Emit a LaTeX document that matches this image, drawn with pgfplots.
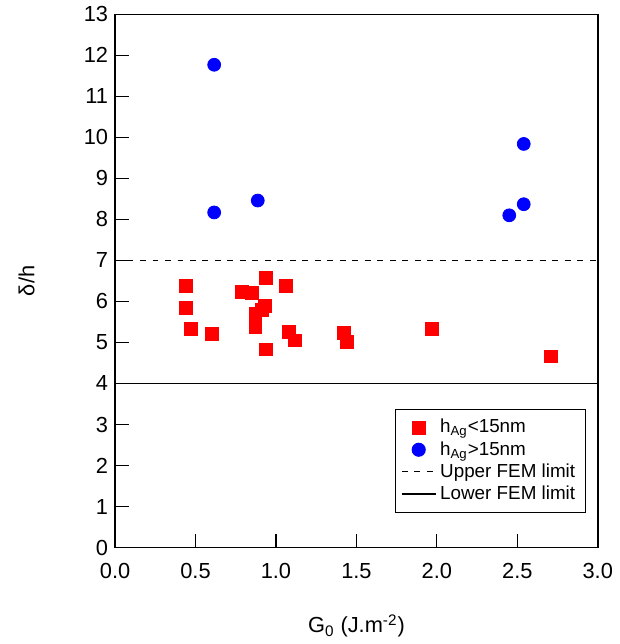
\documentclass[border=0pt]{standalone}
\usepackage{pgfplots}
\pgfplotsset{compat=1.18}
\usepackage{fontspec}
\setmainfont{Liberation Sans}
\begin{document}
\begin{tikzpicture}
\begin{axis}[
  name=ax,
  width=243.5pt, height=269pt, scale only axis,
  xmin=0, xmax=3, ymin=0, ymax=13,
  xtick={0,0.5,...,3}, ytick={0,1,...,13},
  xticklabel style={/pgf/number format/fixed, /pgf/number format/fixed zerofill, /pgf/number format/precision=1, yshift=-4.5pt},
  /pgf/number format/assume math mode=true,
  tick align=inside, tick pos=left,
  major tick length=7pt,
  tick style={black, line width=0.6pt},
  axis line style={line width=0.8pt},
  every tick label/.append style={font=\fontsize{11}{13}\selectfont},
  xlabel={G\textsubscript{0} (J.m\textsuperscript{-2})},
  ylabel={δ/h},
  label style={font=\fontsize{11}{13}\selectfont},
  xlabel style={yshift=-11pt},
  ylabel style={yshift=18pt},
  legend style={at={(0.975,0.065)}, anchor=south east, draw=black, line width=0.6pt,
    font=\fontsize{9.5}{11}\selectfont, row sep=-1.2pt, inner sep=3pt},
  legend cell align=left,
]
\addplot[only marks, mark=square*, mark size=3.25pt, color=red, mark options={draw=red, fill=red}] coordinates {
(0.439,6.38) (0.439,5.84) (0.47,5.34) (0.60,5.21) (0.94,6.57) (0.79,6.23) (0.85,6.21)
(1.06,6.38) (0.933,5.89) (0.915,5.80) (0.872,5.69) (0.872,5.50) (0.872,5.37)
(0.94,4.83) (1.08,5.26) (1.12,5.05) (1.42,5.24) (1.44,5.02) (1.97,5.34) (2.71,4.66)
};
\addlegendentry{h\textsubscript{Ag}<15nm}
\addplot[only marks, mark=*, mark size=3.25pt, color=blue, mark options={draw=blue, fill=blue}] coordinates {
(0.616,11.77) (0.616,8.17) (0.887,8.46) (2.54,9.84) (2.54,8.37) (2.45,8.10)
};
\addlegendentry{h\textsubscript{Ag}>15nm}
\addplot[black, line width=0.5pt, dash pattern=on 3pt off 3.3pt] coordinates {(0,7) (3,7)};
\addlegendentry{Upper FEM limit}
\addplot[black, line width=0.6pt] coordinates {(0,4) (3,4)};
\addlegendentry{Lower FEM limit}
\end{axis}
\path (ax.outer south west) ++(-6pt,0) coordinate (bbl);
\path (bbl) -- (ax.outer north east);
\end{tikzpicture}
\end{document}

_Given task_. Copy the material shown above in full and exactly. Skip the pictures.

_Correct result_.
Emit a LaTeX document that matches this image, drawn with pgfplots.
\documentclass[border=0pt]{standalone}
\usepackage{pgfplots}
\pgfplotsset{compat=1.18}
\usepackage{fontspec}
\setmainfont{Liberation Sans}
\begin{document}
\begin{tikzpicture}
\begin{axis}[
  name=ax,
  width=243.5pt, height=269pt, scale only axis,
  xmin=0, xmax=3, ymin=0, ymax=13,
  xtick={0,0.5,...,3}, ytick={0,1,...,13},
  xticklabel style={/pgf/number format/fixed, /pgf/number format/fixed zerofill, /pgf/number format/precision=1, yshift=-4.5pt},
  /pgf/number format/assume math mode=true,
  tick align=inside, tick pos=left,
  major tick length=7pt,
  tick style={black, line width=0.6pt},
  axis line style={line width=0.8pt},
  every tick label/.append style={font=\fontsize{11}{13}\selectfont},
  xlabel={G\textsubscript{0} (J.m\textsuperscript{-2})},
  ylabel={δ/h},
  label style={font=\fontsize{11}{13}\selectfont},
  xlabel style={yshift=-11pt},
  ylabel style={yshift=18pt},
  legend style={at={(0.975,0.065)}, anchor=south east, draw=black, line width=0.6pt,
    font=\fontsize{9.5}{11}\selectfont, row sep=-1.2pt, inner sep=3pt},
  legend cell align=left,
]
\addplot[only marks, mark=square*, mark size=3.25pt, color=red, mark options={draw=red, fill=red}] coordinates {
(0.439,6.38) (0.439,5.84) (0.47,5.34) (0.60,5.21) (0.94,6.57) (0.79,6.23) (0.85,6.21)
(1.06,6.38) (0.933,5.89) (0.915,5.80) (0.872,5.69) (0.872,5.50) (0.872,5.37)
(0.94,4.83) (1.08,5.26) (1.12,5.05) (1.42,5.24) (1.44,5.02) (1.97,5.34) (2.71,4.66)
};
\addlegendentry{h\textsubscript{Ag}<15nm}
\addplot[only marks, mark=*, mark size=3.25pt, color=blue, mark options={draw=blue, fill=blue}] coordinates {
(0.616,11.77) (0.616,8.17) (0.887,8.46) (2.54,9.84) (2.54,8.37) (2.45,8.10)
};
\addlegendentry{h\textsubscript{Ag}>15nm}
\addplot[black, line width=0.5pt, dash pattern=on 3pt off 3.3pt] coordinates {(0,7) (3,7)};
\addlegendentry{Upper FEM limit}
\addplot[black, line width=0.6pt] coordinates {(0,4) (3,4)};
\addlegendentry{Lower FEM limit}
\end{axis}
\path (ax.outer south west) ++(-6pt,0) coordinate (bbl);
\path (bbl) -- (ax.outer north east);
\end{tikzpicture}
\end{document}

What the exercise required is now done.